400 rear-end collisions involving a driver aged 16 to 19 were captured by in-vehicle event recorders between 2007 and 2013. The devices were triggered to record video, audio and accelerometer data by hard braking, fast cornering or an impact force, and the study team focused only on the six seconds prior to a crash. In almost 90% of crashes, the driver was not paying sufficient attention to the road ahead, according to the researchers.

Using a cellphone, looking outside the vehicle, looking at another vehicle, personal grooming and reaching for an object in the car resulted in the most time spent looking away from the road. For drivers using a cellphone, those who were texting had longer response times than those who were making a voice call. “Teens aren’t just talking on their phones anymore, they are texting, snapchatting and posting on Instagram, all while driving,” Carney said. 

There is no one solution to distracted driving, but “social norms regarding the acceptance of cellphone use while driving have to change, like they have for alcohol,” she said. “A generation ago, it was socially okay to drink and drive – now it is not … And new automotive technologies, such as automated braking and lane keeping, should help reduce the crash risk associated with distraction when it happens,” Carney said. “Additionally, parents need to be setting an example for their kids by not using the cellphone while driving and enforcing the rules for their teenage drivers.”

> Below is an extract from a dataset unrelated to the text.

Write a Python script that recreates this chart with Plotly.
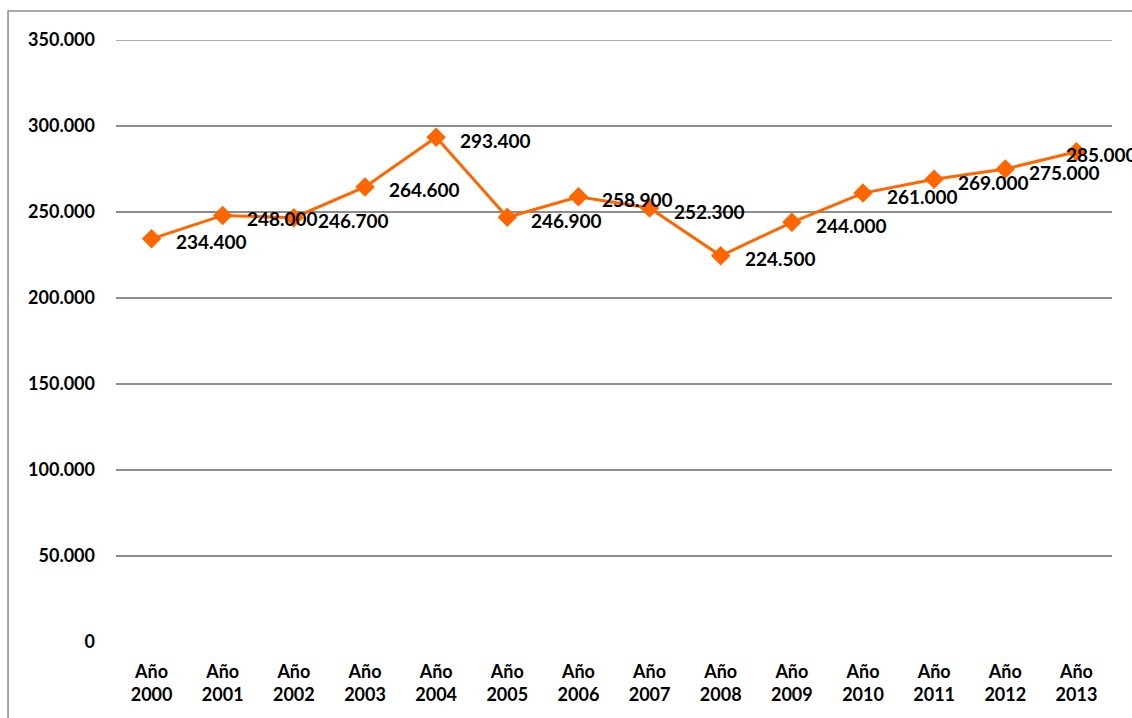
import plotly.graph_objects as go

years = ["2000", "2001", "2002", "2003", "2004", "2005", "2006",
         "2007", "2008", "2009", "2010", "2011", "2012", "2013"]
values = [234400, 248000, 246700, 264600, 293400, 246900, 258900,
          252300, 224500, 244000, 261000, 269000, 275000, 285000]
tick_vals = [0, 50000, 100000, 150000, 200000, 250000, 300000, 350000]

cats = ["Año<br>" + y for y in years]

FONT = "Lato, 'Open Sans', sans-serif"
GRID = "#8c8c8c"

fig = go.Figure()

fig.add_trace(
    go.Scatter(
        x=cats,
        y=values,
        mode="lines+markers",
        line=dict(color="#FF6600", width=3),
        marker=dict(symbol="diamond", size=15, color="#FF6600"),
        hoverinfo="skip",
        showlegend=False
    )
)

# data labels to the right of each point (last one sits on its point)
for i, (c, v) in enumerate(zip(cats, values)):
    fig.add_annotation(
        x=c, y=v,
        text=f"{v:,}".replace(",", "."),
        showarrow=False,
        xanchor="left",
        yanchor="middle",
        xshift=-12 if i == len(values) - 1 else 22,
        yshift=-3,
        font=dict(family=FONT, size=19, color="black", weight="bold")
    )

# top grid line (range edge)
fig.add_shape(
    type="line", xref="paper", yref="y",
    x0=0, x1=1, y0=tick_vals[-1], y1=tick_vals[-1],
    line=dict(color=GRID, width=1.5), layer="below"
)

# outer frame
fig.add_shape(
    type="rect", xref="paper", yref="paper",
    x0=-0.1084, x1=1.2, y0=-0.3, y1=1.048,
    line=dict(color=GRID, width=1.5),
    fillcolor="rgba(0,0,0,0)", layer="below"
)

fig.update_layout(
    width=1132,
    height=718,
    paper_bgcolor="white",
    plot_bgcolor="white",
    separators=",.",
    margin=dict(l=116, r=20, t=40, b=76),
    font=dict(family=FONT, size=18, color="black", weight="bold"),
)

fig.update_xaxes(
    type="category",
    range=[-0.5, 13.5],
    showgrid=False,
    showline=False,
    ticks="",
    ticklabelstandoff=17,
    tickfont=dict(family=FONT, size=18, weight="bold"),
)

fig.update_yaxes(
    range=[0, 350000],
    tickvals=tick_vals,
    tickformat=",d",
    showgrid=True,
    gridcolor=GRID,
    gridwidth=1.5,
    zeroline=False,
    showline=False,
    ticks="",
    ticklabelstandoff=20,
    tickfont=dict(family=FONT, size=18, weight="bold"),
)

fig.write_html(
    "out.html",
    config={"displayModeBar": False},
    post_script="document.body.style.margin='0px';"
)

Distracted driving is not a new problem, and adults may be distracted just as often as teens, said Rob Foss of the Highway Safety Research Centre at the University of North Carolina at Chapel Hill, who was not part of the new study. “It doesn’t really look like teenagers are any more or less likely to use their phones than adults,” Foss told Reuters Health. Distracted driving is more like speeding than driving drunk, he said, because it can happen for only moments at a time. “There’s almost nothing we can do to control distracted driving, similar to speeding,” he said. “Each microsecond you’re making a non-conscious decision, it’s something that everybody does. Everybody is distracted at various points in driving.”